▸ **Exercise prompt**: Return the lines exactly as they stand, from the first of the material through the line containing "hoverinfo='x+y'))".

▸ **Provided material**:
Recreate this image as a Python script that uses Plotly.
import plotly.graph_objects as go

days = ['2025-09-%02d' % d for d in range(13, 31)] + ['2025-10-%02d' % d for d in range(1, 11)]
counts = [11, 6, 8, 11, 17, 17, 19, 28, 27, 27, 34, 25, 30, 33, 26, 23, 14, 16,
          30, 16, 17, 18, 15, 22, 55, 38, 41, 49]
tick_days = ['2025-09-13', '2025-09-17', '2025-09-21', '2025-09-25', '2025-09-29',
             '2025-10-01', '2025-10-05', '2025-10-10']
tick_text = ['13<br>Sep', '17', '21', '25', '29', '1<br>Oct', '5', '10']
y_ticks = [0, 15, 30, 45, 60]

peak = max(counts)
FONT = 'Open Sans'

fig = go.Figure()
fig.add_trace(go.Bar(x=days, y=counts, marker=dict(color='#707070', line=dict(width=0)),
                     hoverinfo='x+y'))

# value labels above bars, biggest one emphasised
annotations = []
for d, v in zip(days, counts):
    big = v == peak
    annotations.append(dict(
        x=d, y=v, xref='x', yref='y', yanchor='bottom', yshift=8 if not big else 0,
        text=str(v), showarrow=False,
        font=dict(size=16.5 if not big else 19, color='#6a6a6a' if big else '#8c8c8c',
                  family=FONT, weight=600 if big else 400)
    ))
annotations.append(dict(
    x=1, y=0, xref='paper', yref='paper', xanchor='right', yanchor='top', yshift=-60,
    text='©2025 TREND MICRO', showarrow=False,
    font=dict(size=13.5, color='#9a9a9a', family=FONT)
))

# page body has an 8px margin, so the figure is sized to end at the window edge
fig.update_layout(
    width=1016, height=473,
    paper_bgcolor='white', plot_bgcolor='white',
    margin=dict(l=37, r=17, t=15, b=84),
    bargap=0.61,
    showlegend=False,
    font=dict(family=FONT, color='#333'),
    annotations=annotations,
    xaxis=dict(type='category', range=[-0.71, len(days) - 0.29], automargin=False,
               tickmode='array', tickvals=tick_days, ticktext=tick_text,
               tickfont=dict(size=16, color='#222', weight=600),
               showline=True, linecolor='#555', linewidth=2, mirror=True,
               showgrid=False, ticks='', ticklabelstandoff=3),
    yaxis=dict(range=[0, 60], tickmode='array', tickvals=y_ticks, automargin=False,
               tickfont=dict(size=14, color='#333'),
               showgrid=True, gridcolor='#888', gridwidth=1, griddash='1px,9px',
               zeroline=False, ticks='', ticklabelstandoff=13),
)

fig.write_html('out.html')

▸ **Reply to the task**:
Recreate this image as a Python script that uses Plotly.
import plotly.graph_objects as go

days = ['2025-09-%02d' % d for d in range(13, 31)] + ['2025-10-%02d' % d for d in range(1, 11)]
counts = [11, 6, 8, 11, 17, 17, 19, 28, 27, 27, 34, 25, 30, 33, 26, 23, 14, 16,
          30, 16, 17, 18, 15, 22, 55, 38, 41, 49]
tick_days = ['2025-09-13', '2025-09-17', '2025-09-21', '2025-09-25', '2025-09-29',
             '2025-10-01', '2025-10-05', '2025-10-10']
tick_text = ['13<br>Sep', '17', '21', '25', '29', '1<br>Oct', '5', '10']
y_ticks = [0, 15, 30, 45, 60]

peak = max(counts)
FONT = 'Open Sans'

fig = go.Figure()
fig.add_trace(go.Bar(x=days, y=counts, marker=dict(color='#707070', line=dict(width=0)),
                     hoverinfo='x+y'))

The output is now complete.